The GWHD dataset stands out as the largest open-source labeled dataset currently available for field plant phenotyping, focusing on wheat head detection. A statistical evaluation reveals a skewed Gaussian distribution in bounding box dimensions, affirming the variation across sub-datasets which reflects real-world diversity. Compared to existing datasets such as MinneApple and MS COCO, the GWHD dataset offers a unique complexity with high occurrence of overlapping and occluded wheat heads.

Practical Implications for Phenotyping and Image Acquisition

The dataset provides crucial guidelines for image acquisition, emphasizing stages where wheat heads are fully emerged and upright. For accurate wheat head density estimation, a near-nadir viewing direction and appropriate camera height are recommended to limit head overlap and increase sample area. These guidelines are essential for minimizing errors in phenotype evaluation and ensuring the collected data are robust for phenotyping research.

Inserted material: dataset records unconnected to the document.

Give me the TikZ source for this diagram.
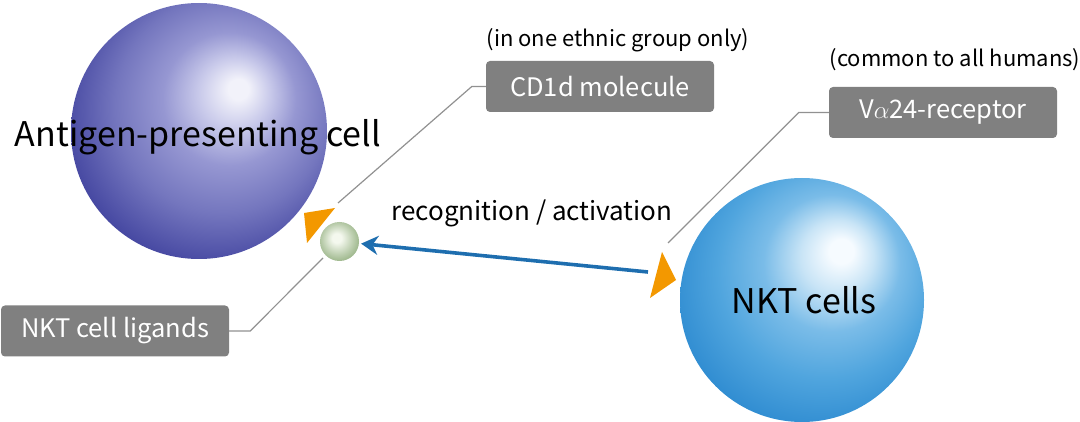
\documentclass[tikz,border=0pt]{standalone}
\usepackage{fontspec}
\setmainfont{Noto Sans CJK JP}
\usetikzlibrary{arrows.meta}
\definecolor{boxgray}{RGB}{128,128,128}
\definecolor{linegray}{RGB}{145,145,145}
\definecolor{tipor}{RGB}{243,152,0}
\definecolor{arrblue}{RGB}{30,110,175}
\definecolor{apcA}{RGB}{242,242,250}
\definecolor{apcB}{RGB}{200,201,234}
\definecolor{apcC}{RGB}{150,151,210}
\definecolor{apcD}{RGB}{116,118,190}
\definecolor{apcE}{RGB}{74,76,164}
\definecolor{apcF}{RGB}{48,51,146}
\definecolor{nktA}{RGB}{246,251,255}
\definecolor{nktB}{RGB}{200,228,246}
\definecolor{nktC}{RGB}{122,188,232}
\definecolor{nktD}{RGB}{80,165,222}
\definecolor{nktE}{RGB}{50,142,210}
\definecolor{nktF}{RGB}{30,122,195}
\definecolor{ligdark}{RGB}{140,170,120}
\definecolor{liglite}{RGB}{244,248,238}
\pgfdeclareradialshading{apcshade}{\pgfpoint{8bp}{8.5bp}}{color(0bp)=(apcA); color(2bp)=(apcA); color(7bp)=(apcB); color(13bp)=(apcC); color(21bp)=(apcD); color(29bp)=(apcE); color(34bp)=(apcF); color(50bp)=(apcF)}
\pgfdeclareradialshading{nktshade}{\pgfpoint{8.5bp}{10.5bp}}{color(0bp)=(nktA); color(2.5bp)=(nktA); color(7.5bp)=(nktB); color(14bp)=(nktC); color(22bp)=(nktD); color(30bp)=(nktE); color(35bp)=(nktF); color(50bp)=(nktF)}
\pgfdeclareradialshading{ligshade}{\pgfpoint{-4bp}{5bp}}{color(0bp)=(liglite); color(6bp)=(liglite); color(20bp)=(ligdark!55!liglite); color(32bp)=(ligdark); color(50bp)=(ligdark)}
\newcommand\graytag[4]{\node[graytag] (#1) at (#2,#3) {#4};}
\newcommand\cellball[5]{\node[circle, inner sep=0pt, minimum size=#4, shading=#5] (#1) at (#2,#3) {};}

\tikzset{
  graytag/.style={fill=boxgray, rounded corners=4pt, text=white, minimum width=228pt, minimum height=51pt, inner sep=0pt, font=\fontsize{25.5}{30}\selectfont},
  note/.style={inner sep=0pt, font=\fontsize{22}{26}\selectfont},
  bigname/.style={inner sep=0pt, font=\fontsize{34}{40}\selectfont},
  leader/.style={draw=linegray, line width=1.2pt},
  bluearrow/.style={draw=arrblue, line width=3.6pt, -{Stealth[length=17pt,width=19pt]}, shorten >=2pt}
}

\begin{document}
\begin{tikzpicture}[x=1pt,y=-1pt]
\useasboundingbox (0,0) rectangle (1080,422);

% cells
\cellball{apc}{199}{131}{256pt}{apcshade}
\cellball{nkt}{802}{300}{244pt}{nktshade}
\node[bigname] (apcname) at (198,137) {Antigen-presenting cell};
\node[bigname] (nktname) at (804,300) {NKT cells};

% orange tips
\coordinate (cdend) at (338,203);
\coordinate (vaend) at (668,243);
\coordinate (ligend) at (323,258);
\coordinate (nktarrow) at (648,272);
\fill[tipor] (304,213) -- (335,208) -- (307,243) -- cycle;
\fill[tipor] (662,252) -- (676,280) -- (650,298) -- cycle;

% ligand
\cellball{lig}{339.5}{241.5}{39pt}{ligshade}

% tags
\graytag{cdbox}{600}{86.5}{CD1d molecule}
\graytag{vabox}{943}{112.5}{V$\alpha$24-receptor}
\graytag{ligbox}{115}{331}{NKT cell ligands}
\node[note] (cdnote) at (618,40) {(in one ethnic group only)};
\node[note] (vanote) at (955,60) {(common to all humans)};
\node[note, font=\fontsize{26}{30}\selectfont] (recog) at (532,213) {recognition / activation};

% leaders
\draw[leader] (cdbox.west) -- ++(-14,0) -- (cdend);
\draw[leader] (vabox.west) -- ++(-30,0) -- (vaend);
\draw[leader] (ligbox.east) -- ++(21,0) -- (ligend);

\draw[bluearrow] (nktarrow) -- (lig);
\end{tikzpicture}
\end{document}
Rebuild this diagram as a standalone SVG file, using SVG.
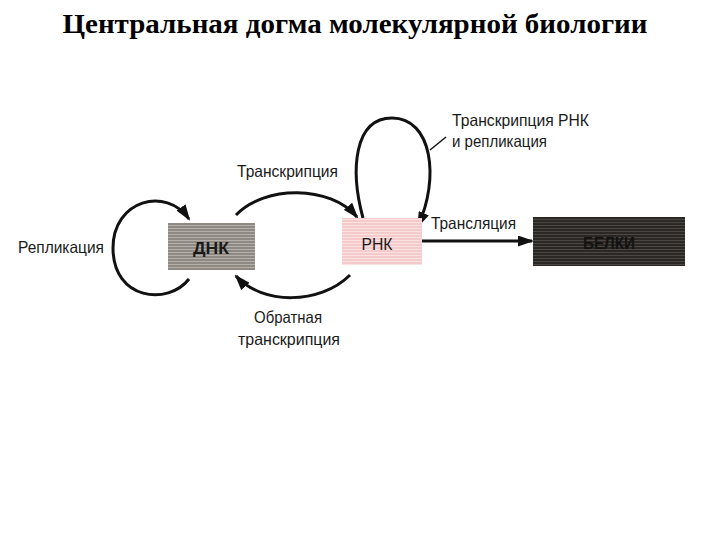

FAIR Principles and Future Dataset Expansion

Adhering to FAIR principles (Findable, Accessible, Interoperable, and Reusable) is pivotal. The paper outlines a standardized set of metadata essential for harmonization and broad data application, advocating for comprehensive data contextualization. Future expansion of the GWHD dataset is encouraged to increase genetic and geographic diversity and address current regional representation gaps. Such expansion would enhance its utility in wheat breeding, classification, and segmentation tasks.

Concluding Thoughts and Contributions

The GWHD dataset serves as a foundation for improved methods in wheat head detection, potentially influencing various agronomic practices. Its large-scale collaborative nature and commitment to FAIR principles mark significant progress toward standardized phenotyping methods. The paper foresees advancements spurred by an open machine learning competition designed to benchmark detection methods, fostering an inclusive environment for innovation and collaboration in the field of plant phenotyping.